The recovered SUV and the suspect

The recovered SUV and the suspect

Although, I am aware that one day they will catch me, but I kept hiding from them. Each time they came to the house, I would hide if I am inside. And if I am not, they will meet my wife and give her the message they have for me. They were unable to arrest me all this time because my wife was always feeding me with information each time they were around.   Most times, I will leave the house very early in the morning and returned back late in the night to evade arrest.  I was also using the vehicle for transportation and to do ‘big boy’.

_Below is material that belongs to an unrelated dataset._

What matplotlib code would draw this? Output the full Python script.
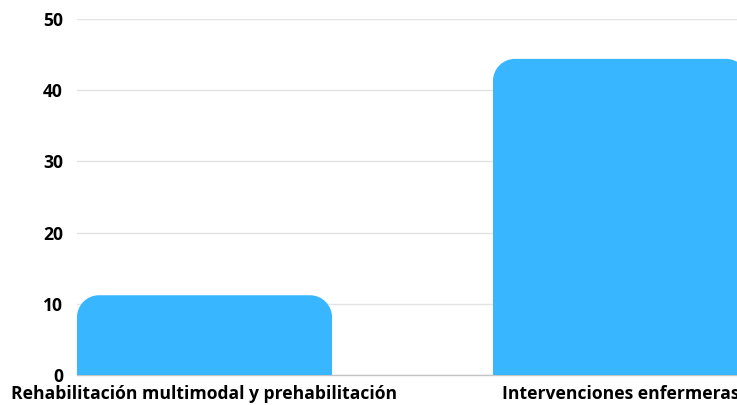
import os
import matplotlib
matplotlib.use("Agg")
from matplotlib import pyplot as plt
from matplotlib import font_manager as fm
from matplotlib.path import Path
from matplotlib.patches import PathPatch

categories = ["Rehabilitación multimodal y prehabilitación", "Intervenciones enfermeras"]
values = [11.2, 44.4]
yticks = [0, 10, 20, 30, 40, 50]

bar_color = "#38B6FF"
radius_px = 22

bold_file = '/usr/share/fonts/truetype/open-sans/OpenSans-Bold.ttf'
if os.path.exists(bold_file):
    font = fm.FontProperties(fname=bold_file, size=12.6)
else:
    font = fm.FontProperties(family='Open Sans', weight='bold', size=12.6)

W, H = 737, 405
fig = plt.figure(figsize=(W / 100, H / 100), dpi=100)
# axes runs past the right edge of the figure, like the reference crop
left, right, top, bottom = 77, 748, 19, 375
ax = fig.add_axes([left / W, 1 - bottom / H, (right - left) / W, (bottom - top) / H])

bar_width = 0.613
xs = list(range(len(categories)))
bars = ax.bar(xs, values, width=bar_width, alpha=0)
ax.set_xlim(-bar_width / 2, len(categories) - 1 + bar_width / 2)
ax.set_ylim(0, 50)

# rounded top corners, radius in pixels converted to data units
fig.canvas.draw()
inv = ax.transData.inverted()
x0, y0 = inv.transform((0, 0))
x1, y1 = inv.transform((radius_px, radius_px))
rx, ry = x1 - x0, y1 - y0

for b in bars:
    bx, by = b.get_x(), b.get_y()
    bw, bh = b.get_width(), b.get_height()
    k = 0.5523
    verts = [
        (bx, by),
        (bx, by + bh - ry),
        (bx, by + bh - ry + k * ry), (bx + rx - k * rx, by + bh), (bx + rx, by + bh),
        (bx + bw - rx, by + bh),
        (bx + bw - rx + k * rx, by + bh), (bx + bw, by + bh - ry + k * ry), (bx + bw, by + bh - ry),
        (bx + bw, by),
        (bx, by),
    ]
    codes = [Path.MOVETO, Path.LINETO,
             Path.CURVE4, Path.CURVE4, Path.CURVE4,
             Path.LINETO,
             Path.CURVE4, Path.CURVE4, Path.CURVE4,
             Path.LINETO, Path.CLOSEPOLY]
    ax.add_patch(PathPatch(Path(verts, codes), facecolor=bar_color, edgecolor='none', zorder=3))

ax.set_yticks(yticks)
ax.set_yticklabels([str(t) for t in yticks], fontproperties=font)
ax.set_xticks(xs)
ax.set_xticklabels(categories, fontproperties=font)
ax.tick_params(axis='y', length=0, pad=10)
ax.tick_params(axis='x', length=0, pad=7)

ax.grid(axis='y', color='#e3e3e3', linewidth=1, zorder=0)
ax.set_axisbelow(True)
for s in ['top', 'right', 'left']:
    ax.spines[s].set_visible(False)
ax.spines['bottom'].set_color('#c4c4c4')
ax.spines['bottom'].set_linewidth(1)

fig.savefig("out.png", dpi=100)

“When I stole the car, it had no plate number.  I later saw the number under the vehicle, so I attached it on the car, without registering the vehicle.   I also bought a Navy tag, which I placed in front of the vehicle so that police and road safety officials will not stop me on the way.  At a point after they were unable to apprehend me, My boss called me on phone and asked me what I wanted to do with the car.  He asked me if I wanted to buy the car  since I don’t want to return the vehicle. I told him yes but he didn’t give me chance to pay because that was the week they arrested me.”

“Although I feel bad now, I don’t know what led me into stealing the vehicle. All my life I have never been in police custody before, so I can’t say this is the particular thing that actually led me to commit the crime. It was after I committed the crime that the consequences of what I had done dawned on me. All I know is that  I stole the vehicle because I wanted to be using it and I feel bad now that I have been arrested.

Acquisition of Navy tag

“I bought the tag from Navy barracks along Ijora area  where they sell things. I placed the Navy tag at the front of the car’s windscreen to prevent law enforcement agents like LASTMA, VIO, and police from stopping me on the way while driving. I entered into the barracks where they are selling things; I bought it N500.”

How he was apprehended

On that day, I had gone around my normal business. I was on my way to Obalende, from Mile 12 when I was arrested by detectives along third mainland bridge. On that day, I was carrying 300 tubers of yams owned by a customer who had paid me N3000.00.

I usually do this whenever I don’t have money to buy fuel for the car. I would carry load for people and also carry passengers going towards my direction.  The only advice I have for people stealing cars is to repent and change their ways.” he said.